In the nine days since the election Trump has already achieved something. He’s persuaded the financial markets to put their money to work.
What do I mean by that? Well since 2009 the markets have been in a sour mood. They haven’t expected much economic growth.
That’s a problem. The markets don’t just reflect reality, they create it. When people expect a slow economy they don’t spend or invest their money, which in turn causes a slow economy. It’s a vicious circle.
That’s why central bankers and politicians try to stimulate the economy. They want to break the cycle. In America, they’ve been trying to break the cycle for seven and a half years.
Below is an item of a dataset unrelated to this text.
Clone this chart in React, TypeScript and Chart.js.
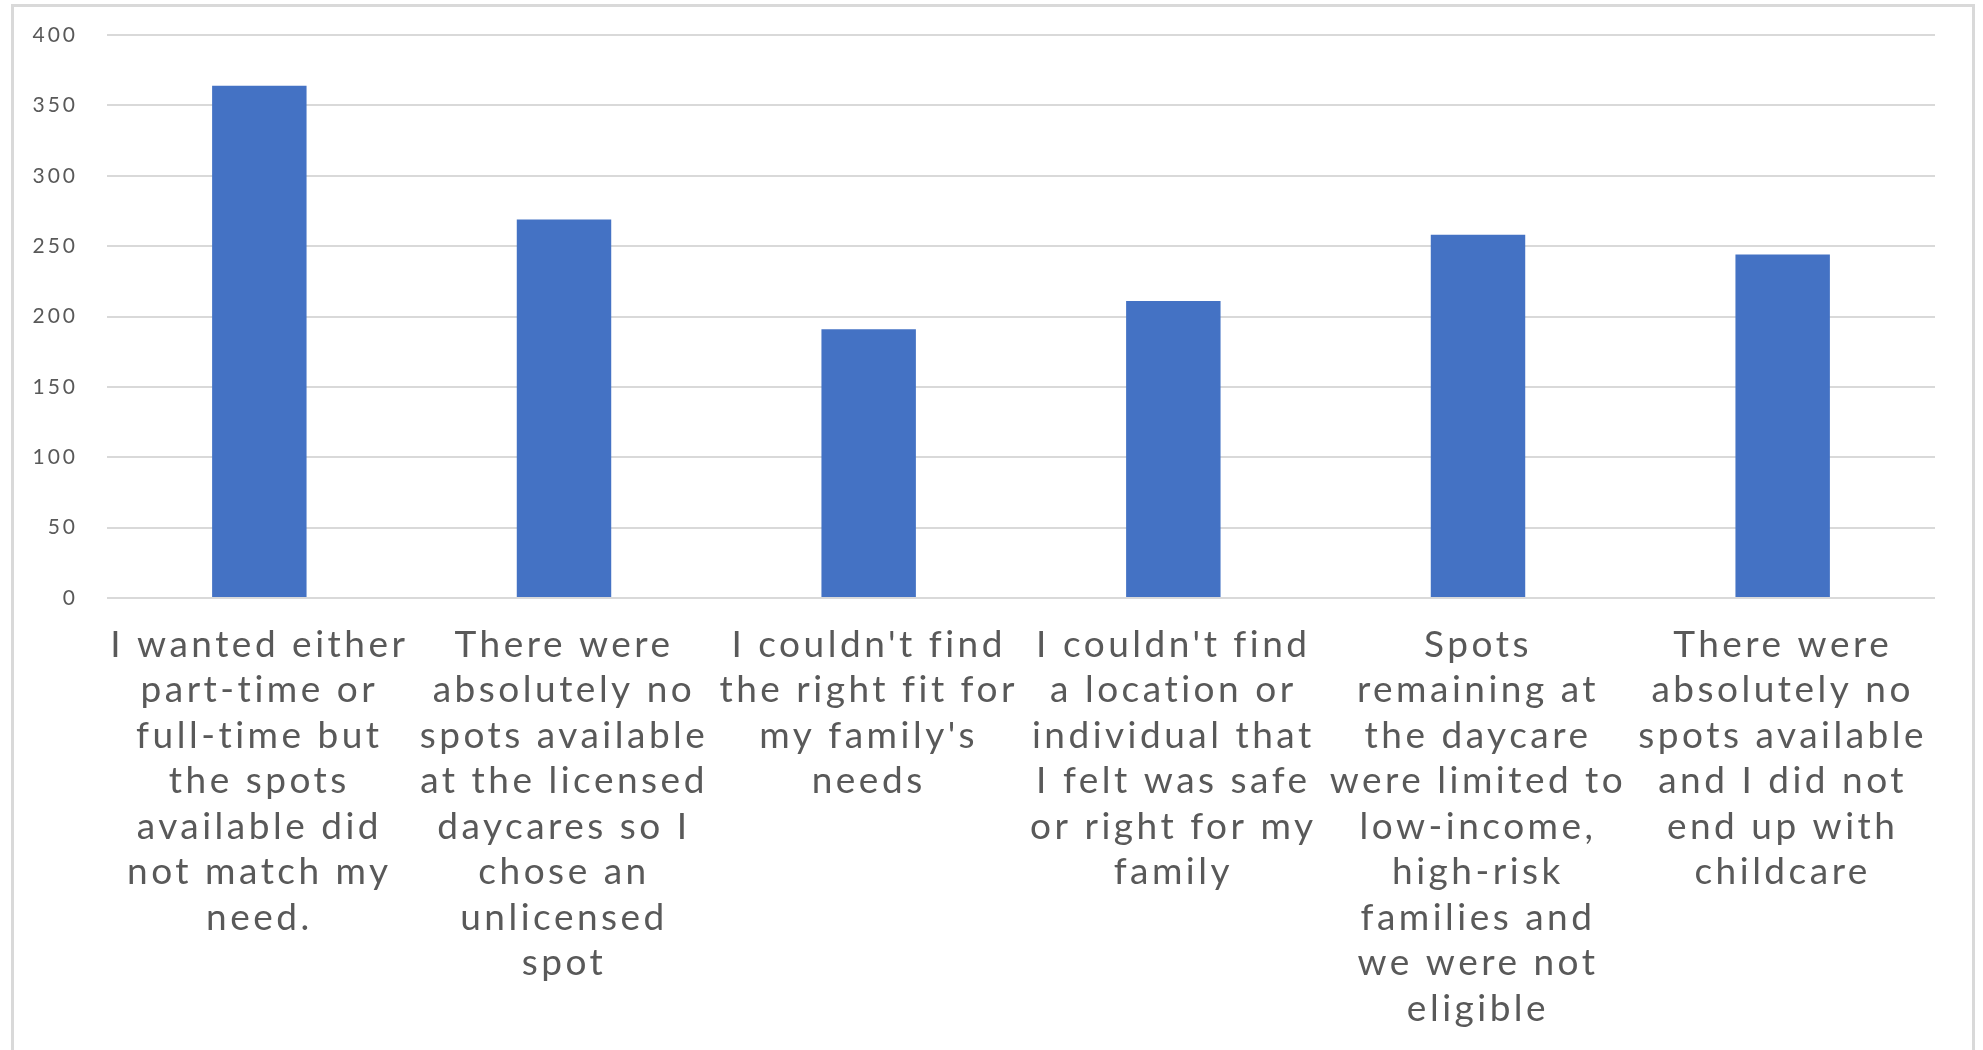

Obama went first. In February 2009 he convinced Congress to spend an extra $900 billion to kick-start the economy. A month later the Fed started its QE (aka money-printing) programme. There was QE1 in 2009, QE2 in 2010, Operation Twist in 2011, and QE3 from 2012 to 2014.
People disagree about whether all those “kick-start” interventions were any good. I won’t get into that here. But everyone can agree that, despite all the stimulus, the economy never fully hit its straps. Everyone expected slow growth, and slow growth is what we got.
Trump is changing that.
Bonds for the bad times
The bond market shows what’s going on.
Here’s how it works: the issuer of the bond gets a sum of money, which is called the principal. In return, the bond issuer agrees to pay a fixed amount of money every year (that’s called the coupon) for a fixed period (that’s called the maturity). The maturity could be anything from a year to 30 years. When that period is up, the issuer repays the principal. So the bond is a promise of a pre-agreed stream of money into the future.
The good thing about a pre-agreed stream of money is that its predictable.
The bad thing about a pre-agreed stream of money is that it’s fixed. If you buy a 30 year bond from the US government, yes you’ll get a steady stream of cash… but what if conditions change in the meantime? A lot can change in 30 years.
So what do bond holders worry about? When it comes to bonds issued by the US Government, there are two main things to worry about.
The first is inflation. Bond investors hate inflation with a passion, because they’ve paid for a fixed amount of income every year. Inflation makes their fixed income stream less valuable.
The second is interest rates. You can think of this as opportunity cost. If I buy a 30 year US Government bond and interest rates start rising, I’m a sucker. I’ve locked in lower returns than I could’ve gotten in the market.
Bonds do better when the economy is running cold, and inflation is low.
And that takes me back to Trump.
Where others failed
Since Trump’s election this week, long term bonds sold off in a big way. In other words bond investors decided that a Trump administration is going to cause some combination of higher interest rates and/or higher inflation.
So bond investors are less willing to lock in a steady flow of income today. They think they could maybe do better by “putting their money to work” in riskier parts of the market.
A survey of fund managers by Bank of America between the 9th and 14th of November found the same thing. The survey found that bond managers are expecting long term bonds to sell off in a big way. They say they’re “putting cash to work”, by investing in riskier stuff like stocks, at the fastest pace in six years.
Trump just showed up.
P.s. Don’t take this to mean Trump’s going to be good for the American economy. He might bankrupt the government and create lots of inflation – that would be perfectly consistent with what we’ve seen in the markets this week.